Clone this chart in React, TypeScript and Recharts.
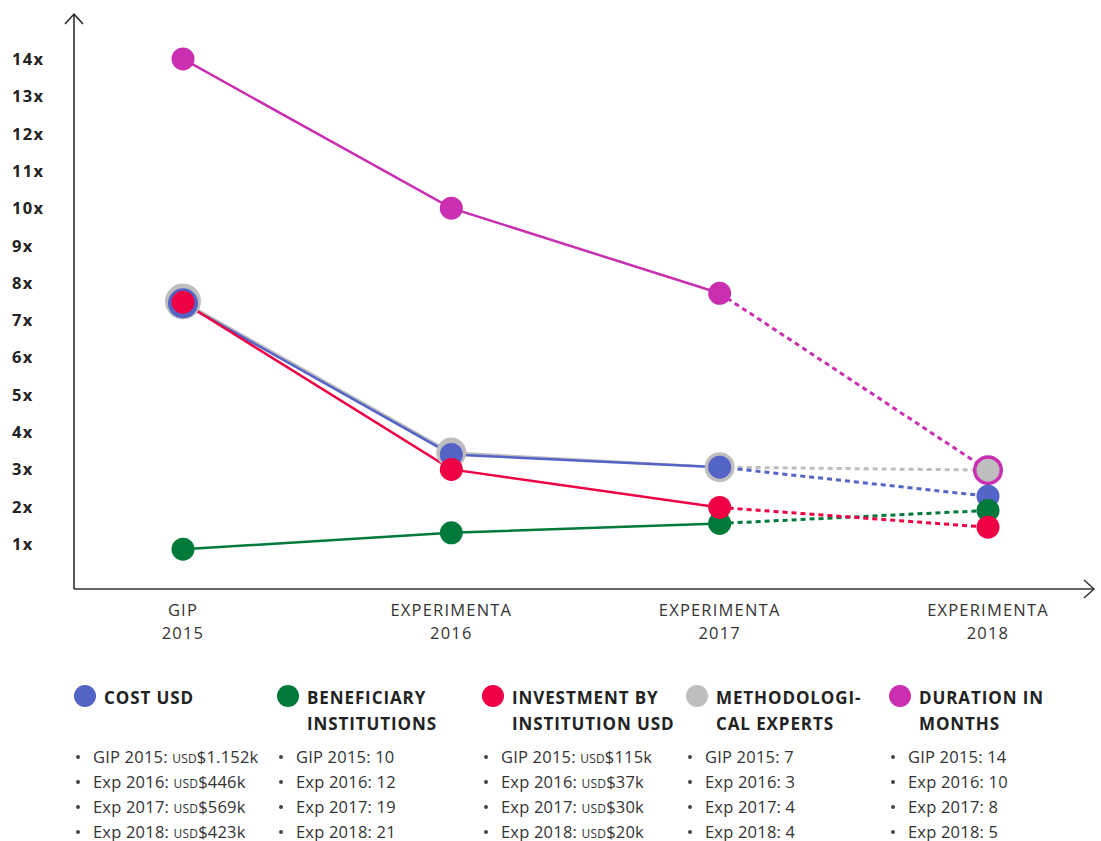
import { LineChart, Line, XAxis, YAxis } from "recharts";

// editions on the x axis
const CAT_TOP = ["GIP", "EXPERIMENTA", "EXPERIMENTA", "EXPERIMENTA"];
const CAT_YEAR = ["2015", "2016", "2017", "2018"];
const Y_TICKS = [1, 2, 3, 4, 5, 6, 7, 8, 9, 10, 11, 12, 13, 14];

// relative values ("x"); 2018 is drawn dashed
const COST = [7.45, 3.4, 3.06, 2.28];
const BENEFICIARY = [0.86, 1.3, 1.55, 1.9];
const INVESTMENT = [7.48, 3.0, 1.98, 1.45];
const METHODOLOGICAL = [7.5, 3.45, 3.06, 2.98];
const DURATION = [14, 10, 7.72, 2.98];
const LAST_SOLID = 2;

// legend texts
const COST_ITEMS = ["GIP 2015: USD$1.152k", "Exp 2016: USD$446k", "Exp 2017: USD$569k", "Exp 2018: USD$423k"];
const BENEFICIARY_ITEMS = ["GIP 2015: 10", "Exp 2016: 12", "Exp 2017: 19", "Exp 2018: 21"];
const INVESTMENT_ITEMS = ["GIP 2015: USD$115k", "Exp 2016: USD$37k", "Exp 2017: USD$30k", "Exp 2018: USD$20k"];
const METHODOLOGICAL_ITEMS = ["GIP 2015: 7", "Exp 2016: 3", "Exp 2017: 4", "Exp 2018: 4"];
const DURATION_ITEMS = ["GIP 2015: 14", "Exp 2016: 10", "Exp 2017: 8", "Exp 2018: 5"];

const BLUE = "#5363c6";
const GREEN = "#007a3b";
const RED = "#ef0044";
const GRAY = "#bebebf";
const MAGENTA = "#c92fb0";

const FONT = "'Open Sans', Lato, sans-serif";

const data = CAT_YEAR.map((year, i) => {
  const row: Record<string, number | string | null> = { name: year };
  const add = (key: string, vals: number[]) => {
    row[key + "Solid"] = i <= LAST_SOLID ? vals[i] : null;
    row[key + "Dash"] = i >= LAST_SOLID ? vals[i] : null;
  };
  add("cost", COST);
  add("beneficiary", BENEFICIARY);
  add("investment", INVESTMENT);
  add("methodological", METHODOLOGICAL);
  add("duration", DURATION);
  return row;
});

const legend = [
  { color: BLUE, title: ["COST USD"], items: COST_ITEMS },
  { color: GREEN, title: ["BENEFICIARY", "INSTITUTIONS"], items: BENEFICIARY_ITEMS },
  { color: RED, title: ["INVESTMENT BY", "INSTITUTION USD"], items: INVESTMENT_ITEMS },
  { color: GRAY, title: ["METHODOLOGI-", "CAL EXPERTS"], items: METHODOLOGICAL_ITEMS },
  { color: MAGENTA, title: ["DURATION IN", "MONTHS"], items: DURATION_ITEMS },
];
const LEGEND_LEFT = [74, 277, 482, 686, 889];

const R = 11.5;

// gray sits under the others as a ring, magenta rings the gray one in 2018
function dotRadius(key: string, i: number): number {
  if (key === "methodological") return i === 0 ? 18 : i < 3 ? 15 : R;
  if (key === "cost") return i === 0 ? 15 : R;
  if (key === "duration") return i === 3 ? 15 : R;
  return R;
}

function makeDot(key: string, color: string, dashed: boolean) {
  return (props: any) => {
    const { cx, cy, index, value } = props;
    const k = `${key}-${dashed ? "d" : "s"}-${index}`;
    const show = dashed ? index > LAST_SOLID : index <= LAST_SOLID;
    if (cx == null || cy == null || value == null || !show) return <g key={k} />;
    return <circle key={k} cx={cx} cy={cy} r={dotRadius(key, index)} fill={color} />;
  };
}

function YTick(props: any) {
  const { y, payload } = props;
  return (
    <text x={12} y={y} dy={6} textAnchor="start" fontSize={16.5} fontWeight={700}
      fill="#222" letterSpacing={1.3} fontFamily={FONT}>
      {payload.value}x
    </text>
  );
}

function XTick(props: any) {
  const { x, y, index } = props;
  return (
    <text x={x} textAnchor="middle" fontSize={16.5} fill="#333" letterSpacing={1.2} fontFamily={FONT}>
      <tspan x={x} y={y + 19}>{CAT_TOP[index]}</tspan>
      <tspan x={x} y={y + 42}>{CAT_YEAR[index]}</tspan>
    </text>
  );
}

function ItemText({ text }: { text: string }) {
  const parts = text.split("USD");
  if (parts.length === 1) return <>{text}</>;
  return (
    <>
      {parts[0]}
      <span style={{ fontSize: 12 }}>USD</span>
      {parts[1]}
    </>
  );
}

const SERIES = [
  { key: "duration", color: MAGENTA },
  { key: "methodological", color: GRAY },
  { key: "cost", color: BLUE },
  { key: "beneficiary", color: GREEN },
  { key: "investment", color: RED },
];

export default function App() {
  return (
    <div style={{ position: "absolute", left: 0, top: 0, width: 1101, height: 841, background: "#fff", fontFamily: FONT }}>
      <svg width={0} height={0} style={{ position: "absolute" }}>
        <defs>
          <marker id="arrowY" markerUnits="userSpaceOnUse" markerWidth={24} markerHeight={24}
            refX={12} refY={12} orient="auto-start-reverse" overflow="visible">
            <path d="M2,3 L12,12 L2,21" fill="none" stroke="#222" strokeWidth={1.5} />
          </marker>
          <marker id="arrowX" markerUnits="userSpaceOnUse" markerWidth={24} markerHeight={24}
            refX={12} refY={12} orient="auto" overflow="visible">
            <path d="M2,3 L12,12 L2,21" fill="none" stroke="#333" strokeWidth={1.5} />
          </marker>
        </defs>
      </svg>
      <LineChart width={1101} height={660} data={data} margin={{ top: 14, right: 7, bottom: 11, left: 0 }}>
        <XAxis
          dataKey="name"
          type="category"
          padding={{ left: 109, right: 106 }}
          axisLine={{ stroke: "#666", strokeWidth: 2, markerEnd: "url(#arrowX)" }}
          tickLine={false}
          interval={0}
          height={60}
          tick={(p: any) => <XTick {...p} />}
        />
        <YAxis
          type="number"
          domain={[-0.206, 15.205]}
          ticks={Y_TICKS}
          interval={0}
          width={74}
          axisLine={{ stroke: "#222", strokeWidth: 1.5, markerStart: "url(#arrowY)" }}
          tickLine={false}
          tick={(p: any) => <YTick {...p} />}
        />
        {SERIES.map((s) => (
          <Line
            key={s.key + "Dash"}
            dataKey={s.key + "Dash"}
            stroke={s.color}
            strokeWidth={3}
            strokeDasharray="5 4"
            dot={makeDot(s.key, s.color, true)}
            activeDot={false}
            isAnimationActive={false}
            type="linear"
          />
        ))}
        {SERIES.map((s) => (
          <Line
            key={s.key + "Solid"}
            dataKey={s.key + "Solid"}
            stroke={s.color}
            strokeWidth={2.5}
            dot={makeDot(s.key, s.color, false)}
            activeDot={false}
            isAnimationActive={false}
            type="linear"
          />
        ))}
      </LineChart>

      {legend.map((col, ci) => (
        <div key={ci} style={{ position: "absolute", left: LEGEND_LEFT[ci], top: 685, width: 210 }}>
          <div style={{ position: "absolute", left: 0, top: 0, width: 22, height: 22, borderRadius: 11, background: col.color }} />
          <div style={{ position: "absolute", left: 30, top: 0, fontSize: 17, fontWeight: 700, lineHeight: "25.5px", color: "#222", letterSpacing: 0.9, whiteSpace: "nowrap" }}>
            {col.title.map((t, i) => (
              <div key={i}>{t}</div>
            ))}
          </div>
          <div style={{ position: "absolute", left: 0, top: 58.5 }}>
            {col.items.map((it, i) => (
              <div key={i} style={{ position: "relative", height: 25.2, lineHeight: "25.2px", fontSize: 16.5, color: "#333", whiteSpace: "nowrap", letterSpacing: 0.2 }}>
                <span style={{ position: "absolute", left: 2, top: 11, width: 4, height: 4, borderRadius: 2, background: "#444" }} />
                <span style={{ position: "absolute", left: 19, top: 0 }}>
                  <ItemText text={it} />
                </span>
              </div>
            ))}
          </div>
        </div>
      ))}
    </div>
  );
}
|---|
## Aim of the exercise
Leave out the pictures and repeat the lines from the start of the material through the line with "12, 13, 14];", inclusive.

## Worked answer
Clone this chart in React, TypeScript and Recharts.
import { LineChart, Line, XAxis, YAxis } from "recharts";

// editions on the x axis
const CAT_TOP = ["GIP", "EXPERIMENTA", "EXPERIMENTA", "EXPERIMENTA"];
const CAT_YEAR = ["2015", "2016", "2017", "2018"];
const Y_TICKS = [1, 2, 3, 4, 5, 6, 7, 8, 9, 10, 11, 12, 13, 14];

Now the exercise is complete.